Write the algebraic sum of each of the voltages to obtain the required equation.

    $\epsilon -I_1{R}_1-L\frac{dI}{dt}=0$        (II)

Therefore, the relation obtained from the outer loop is $\epsilon -I_1{R}_1-L\left(dI/dt\right)=0$.

(d)

To determine

An equation having only $I$ and no other currents

Answer to Problem 60P

The relation having only $I$ and no other currents is ${\epsilon }^{\prime }-I_1{R}^{\prime }-L\left(dI/dt\right)=0$.

Explanation of Solution

Substitute equation (I) in equation (II).

    $\begin{array}{c}\epsilon -\left(I_2+I\right)R_1-I_2{R}_2=0\\ I_2=\frac{\epsilon -I{R}_1}{R_1+R_2}\end{array}$        (III)

Substitute equation (I) in equation (III).

    $\begin{array}{c}\epsilon -\left(I_2+I\right)R_1-L\frac{dI}{dt}=0\\ I_2=\frac{\epsilon -L\frac{dI}{dt}}{R_1}-I\end{array}$        (IV)

Compare equation (III) and equation (IV).

    $\begin{array}{c}\frac{\epsilon -I{R}_1}{R_1+R_2}=\frac{\epsilon -L\frac{dI}{dt}}{R_1}-I\\ \epsilon -L\frac{dI}{dt}=\left(\frac{\epsilon -I{R}_1}{R_1+R_2}+I\right)R_1\\ =\left[\frac{\epsilon -I{R}_1+I\left(R_1+R_2\right)}{R_1+R_2}\right]R_1\\ =\left(\frac{\epsilon +I{R}_2}{R_1+R_2}\right)R_1\end{array}$

    $\begin{array}{c}L\frac{dI}{dt}=\epsilon -\left(\frac{\epsilon +I{R}_2}{R_1+R_2}\right)R_1\\ =\frac{\epsilon \left(R_1+R_2\right)-\left(\epsilon +I{R}_2\right)R_1}{R_1+R_2}\\ =\frac{\epsilon \left(R_2\right)-\left(I{R}_2\right)R_1}{R_1+R_2}\\ 0=\epsilon \frac{R_2}{R_1+R_2}-I\frac{R_1{R}_2}{R_1+R_2}-L\frac{dI}{dt}\end{array}$

Conclusion:

Substitute ${\epsilon }^{\prime }$ for $\epsilon \left(R_2/R_1+R_2\right)$ and $R^{\prime }$ for $\left(R_1{R}_2/R_1+R_2\right)$.

    ${\epsilon }^{\prime }-I{R}^{\prime }-L\frac{dI}{dt}=0$        (V)

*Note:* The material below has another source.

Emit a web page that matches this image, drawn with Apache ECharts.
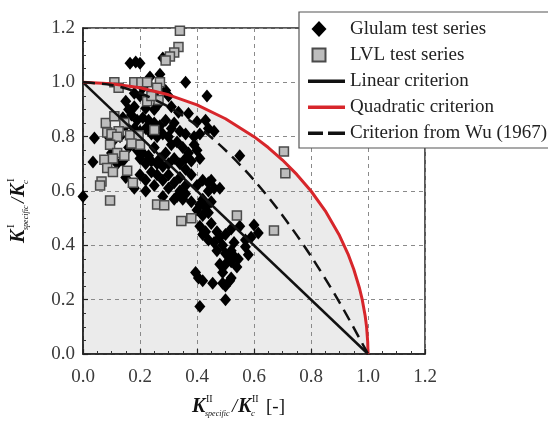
<!DOCTYPE html>
<html>
<head>
<meta charset="utf-8">
<script src="https://cdn.jsdelivr.net/npm/echarts@6/dist/echarts.min.js"></script>
<style>html,body{margin:0;padding:0;background:#fff;}#c{width:548px;height:421px;}</style>
</head>
<body>
<div id="c"></div>
<script>
// ---- data ----
var xTicks = [0.0, 0.2, 0.4, 0.6, 0.8, 1.0, 1.2];
var yTicks = [0.0, 0.2, 0.4, 0.6, 0.8, 1.0, 1.2];

var glulam = [
  [0.165,1.07],[0.185,1.075],[0.2,1.07],[0.28,1.09],[0.235,1.02],[0.27,1.03],[0.36,1.0],[0.225,1.0],
  [0.21,0.98],[0.18,0.96],[0.2,0.95],[0.23,0.94],[0.255,0.965],[0.29,0.97],[0.3,0.95],[0.435,0.95],
  [0.15,0.93],[0.18,0.91],[0.22,0.905],[0.25,0.9],[0.31,0.91],[0.335,0.89],[0.37,0.885],[0.16,0.9],[0.265,0.92],
  [0.14,0.87],[0.17,0.88],[0.19,0.86],[0.21,0.87],[0.23,0.86],[0.25,0.85],[0.27,0.84],[0.29,0.86],
  [0.31,0.83],[0.32,0.85],[0.34,0.82],[0.36,0.81],[0.4,0.855],[0.43,0.86],[0.44,0.83],[0.46,0.82],
  [0.18,0.83],[0.2,0.82],[0.22,0.83],[0.24,0.81],[0.26,0.8],[0.15,0.84],[0.13,0.8],[0.11,0.79],
  [0.09,0.8],[0.28,0.81],[0.3,0.8],[0.39,0.8],[0.41,0.81],
  [0.04,0.795],[0.035,0.707],[0.0,0.58],
  [0.1,0.74],[0.16,0.76],[0.19,0.75],[0.21,0.74],[0.23,0.73],[0.25,0.76],[0.27,0.72],[0.29,0.74],
  [0.31,0.77],[0.33,0.78],[0.35,0.76],[0.37,0.74],[0.39,0.77],[0.4,0.75],[0.41,0.72],[0.38,0.71],
  [0.36,0.72],[0.34,0.7],[0.32,0.72],[0.3,0.7],[0.28,0.69],[0.26,0.7],[0.24,0.71],[0.22,0.7],
  [0.2,0.72],[0.14,0.71],[0.12,0.7],[0.55,0.73],
  [0.2,0.66],[0.22,0.64],[0.24,0.67],[0.26,0.66],[0.28,0.64],[0.3,0.66],[0.32,0.63],[0.34,0.65],
  [0.36,0.68],[0.38,0.66],[0.4,0.62],[0.42,0.64],[0.44,0.63],[0.46,0.61],[0.44,0.6],[0.18,0.61],
  [0.22,0.6],[0.3,0.61],[0.34,0.6],[0.36,0.62],[0.48,0.61],[0.25,0.62],[0.15,0.65],[0.45,0.64],
  [0.28,0.58],[0.32,0.57],[0.35,0.57],[0.36,0.59],[0.38,0.56],[0.42,0.57],[0.43,0.54],[0.41,0.55],
  [0.44,0.52],[0.42,0.51],[0.45,0.56],[0.33,0.58],[0.4,0.53],
  [0.41,0.47],[0.43,0.45],[0.42,0.44],[0.45,0.48],[0.47,0.45],[0.48,0.43],[0.5,0.44],[0.52,0.46],
  [0.55,0.47],[0.57,0.42],[0.6,0.475],[0.615,0.445],[0.59,0.43],[0.46,0.41],[0.49,0.4],[0.53,0.41],[0.44,0.42],
  [0.47,0.38],[0.5,0.37],[0.52,0.38],[0.545,0.35],[0.57,0.395],[0.58,0.365],[0.48,0.33],[0.5,0.33],
  [0.52,0.34],[0.54,0.32],[0.49,0.3],[0.51,0.36],[0.53,0.36],
  [0.395,0.3],[0.405,0.28],[0.42,0.27],[0.455,0.26],[0.49,0.26],[0.5,0.25],[0.515,0.27],[0.52,0.28],
  [0.5,0.2],[0.41,0.175]
];

var lvl = [
  [0.34,1.19],[0.335,1.13],[0.32,1.11],[0.305,1.095],[0.29,1.08],
  [0.11,1.0],[0.125,0.98],[0.18,1.0],[0.205,1.0],[0.225,1.0],[0.27,1.0],[0.26,0.98],
  [0.225,0.93],[0.265,0.935],[0.24,0.95],
  [0.08,0.85],[0.11,0.875],[0.145,0.85],[0.125,0.82],[0.085,0.815],[0.165,0.805],[0.195,0.805],
  [0.25,0.825],[0.1,0.81],[0.12,0.8],
  [0.2,0.77],[0.17,0.775],[0.095,0.77],[0.12,0.74],[0.145,0.73],
  [0.075,0.715],[0.105,0.72],[0.085,0.685],[0.105,0.67],[0.155,0.675],
  [0.065,0.635],[0.06,0.62],[0.175,0.63],
  [0.095,0.565],[0.26,0.55],[0.285,0.548],
  [0.345,0.49],[0.38,0.5],[0.54,0.51],[0.67,0.455],[0.705,0.745],[0.71,0.665]
];

var linearCrit = [[0,1],[1,0]];
var quadraticCrit = [
  [0,1],[0.1,0.995],[0.2,0.980],[0.3,0.954],[0.4,0.917],[0.5,0.866],[0.6,0.800],[0.65,0.760],
  [0.7,0.714],[0.75,0.661],[0.8,0.600],[0.85,0.527],[0.9,0.436],[0.93,0.368],[0.95,0.312],
  [0.97,0.243],[0.98,0.199],[0.99,0.141],[0.995,0.100],[0.999,0.045],[1.0,0]
];
var wuCrit = [
  [0,1],[0.1,0.99],[0.2,0.96],[0.3,0.91],[0.4,0.84],[0.5,0.75],[0.6,0.64],[0.7,0.51],
  [0.8,0.36],[0.9,0.19],[1.0,0]
];

var names = ['Glulam test series','LVL test series','Linear criterion','Quadratic criterion','Criterion from Wu (1967)'];

// ---- chart ----
var FONT = '"Liberation Serif", "DejaVu Serif", serif';
var chart = echarts.init(document.getElementById('c'), null, {renderer: 'canvas'});

function axisCommon() {
  return {
    type: 'value', min: 0, max: 1.2, interval: 0.2,
    axisLine: {show: true, onZero: false, lineStyle: {color: '#222', width: 1.5}},
    axisTick: {show: true, inside: true, length: 5, lineStyle: {color: '#222', width: 1.2}},
    minorTick: {show: true, splitNumber: 4, length: 3, lineStyle: {color: '#333', width: 1}},
    splitLine: {show: true, lineStyle: {color: '#8a8a8a', width: 1, type: [4, 4]}},
    axisLabel: {
      fontFamily: FONT, fontSize: 19, color: '#3a3a3a',
      formatter: function (v) { return v.toFixed(1); }
    }
  };
}
var xa = axisCommon(); xa.axisLabel.margin = 14;
var ya = axisCommon(); ya.axisLabel.margin = 8;

function sub(t, x, y, size, plain) {
  return {type: 'text', style: {text: t, x: x, y: y, font: (plain ? '' : 'italic ') + size + 'px ' + FONT, fill: '#111', verticalAlign: 'middle', align: 'left'}};
}
function bigK(x) {
  return {type: 'text', style: {text: 'K', x: x, y: 0, font: 'italic bold 20px ' + FONT, fill: '#111', verticalAlign: 'middle', align: 'left'}};
}

// legend icons (bounding box padded to 37x17 with moveTo points)
var BOX = 'path://M0,0 M37,17 ';
var iconDiamond = BOX + 'M11,0.5 L18.5,8.5 L11,16.5 L3.5,8.5 Z';
var iconSquare = BOX + 'M4.5,2 L17.5,2 L17.5,15 L4.5,15 Z';
var iconLine = BOX + 'M0,7 L37,7 L37,10.5 L0,10.5 Z';
var iconDash = BOX + 'M0,7 L15,7 L15,10.5 L0,10.5 Z M20,7 L37,7 L37,10.5 L20,10.5 Z';

var option = {
  animation: false,
  backgroundColor: '#fff',
  grid: {left: 83, right: 123, top: 28, bottom: 67, show: true, borderColor: '#222', borderWidth: 1.5, backgroundColor: 'transparent'},
  xAxis: xa,
  yAxis: ya,
  legend: {
    orient: 'vertical', left: 299, top: 12,
    padding: [7, 4, 5, 8],
    itemGap: 6, itemWidth: 37, itemHeight: 17,
    backgroundColor: '#fff', borderColor: '#555', borderWidth: 1.2,
    textStyle: {fontFamily: FONT, fontSize: 19, color: '#222', lineHeight: 20},
    data: [
      {name: names[0], icon: iconDiamond},
      {name: names[1], icon: iconSquare},
      {name: names[2], icon: iconLine},
      {name: names[3], icon: iconLine},
      {name: names[4], icon: iconDash}
    ]
  },
  series: [
    {
      name: 'fill', type: 'line', data: quadraticCrit, z: -1, silent: true,
      symbol: 'none', lineStyle: {width: 0, opacity: 0},
      areaStyle: {color: '#ebebeb', opacity: 1}
    },
    {
      name: names[0], type: 'scatter', data: glulam, z: 2,
      symbol: 'diamond', symbolSize: [11, 13],
      itemStyle: {color: '#000', opacity: 1}
    },
    {
      name: names[1], type: 'scatter', data: lvl, z: 2,
      symbol: 'rect', symbolSize: 9,
      itemStyle: {color: '#bdbdbd', borderColor: '#4a4a4a', borderWidth: 1.5, opacity: 1}
    },
    {
      name: names[2], type: 'line', data: linearCrit, z: 3,
      symbol: 'none', itemStyle: {color: '#111'}, lineStyle: {color: '#111', width: 2.5}
    },
    {
      name: names[3], type: 'line', data: quadraticCrit, z: 3,
      symbol: 'none', itemStyle: {color: '#d7262b'}, lineStyle: {color: '#d7262b', width: 3}
    },
    {
      name: names[4], type: 'line', data: wuCrit, z: 3, smooth: 0.3,
      symbol: 'none', itemStyle: {color: '#111'}, lineStyle: {color: '#111', width: 2.5, type: [12, 7]}
    }
  ],
  graphic: [
    {
      type: 'group', x: 192, y: 407,
      children: [
        bigK(0),
        sub('II', 14, -8, 10, true),
        sub('specific', 13, 7, 8),
        {type: 'text', style: {text: '/', x: 40, y: 0, font: 'italic 19px ' + FONT, fill: '#111', verticalAlign: 'middle'}},
        bigK(46),
        sub('c', 59, 7, 9),
        sub('II', 60, -8, 10, true),
        {type: 'text', style: {text: '[-]', x: 74, y: 0, font: '19px ' + FONT, fill: '#111', verticalAlign: 'middle'}}
      ]
    },
    {
      type: 'group', x: 19, y: 243, rotation: Math.PI / 2,
      children: [
        bigK(0),
        sub('I', 15, -8, 11, true),
        sub('specific', 13, 7, 8),
        {type: 'text', style: {text: '/', x: 40, y: 0, font: 'italic 19px ' + FONT, fill: '#111', verticalAlign: 'middle'}},
        bigK(46),
        sub('c', 59, 7, 9),
        sub('I', 61, -8, 11, true)
      ]
    }
  ]
};
chart.setOption(option);
</script>
</body>
</html>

Therefore, the relation having only $I$ and no other currents is ${\epsilon }^{\prime }-I_1{R}^{\prime }-L\left(dI/dt\right)=0$.

(e)

To determine

The equation of current with respect to time

Answer to Problem 60P

The equation of current with respect to time is $I\left(t\right)=\left(\epsilon /R_1\right)\left(1-e^{-R^{\prime }t/L}\right)$.

Explanation of Solution

The Kirchhoff’s loop rule for the reference equation is

    $\epsilon -IR-L\frac{dI}{dt}=0$        (VI)

Write the equation for the solution of equation (VI).

    $I\left(t\right)=\frac{{\epsilon }^{\prime }}{R^{\prime }}\left(1-e^{-R^{\prime }t/L}\right)$        (VII)

Here, $\begin{array}{c}\frac{{\epsilon }^{\prime }}{R^{\prime }}=\frac{\epsilon R_2/\left(R_1+R_2\right)}{R_1{R}_2/\left(R_1+R_2\right)}\\ =\frac{\epsilon }{R_1}\end{array}$        (VIII)

Conclusion:

Substitute equation (VIII) in equation (VII0.

    $I\left(t\right)=\frac{\epsilon }{R_1}\left(1-e^{-R^{\prime }t/L}\right)$

Here, $R^{\prime }=\frac{R_1{R}_2}{R_1+R_2}$

Therefore, equation of current with respect to time is $I\left(t\right)=\left(\epsilon /R_1\right)\left(1-e^{-R^{\prime }t/L}\right)$.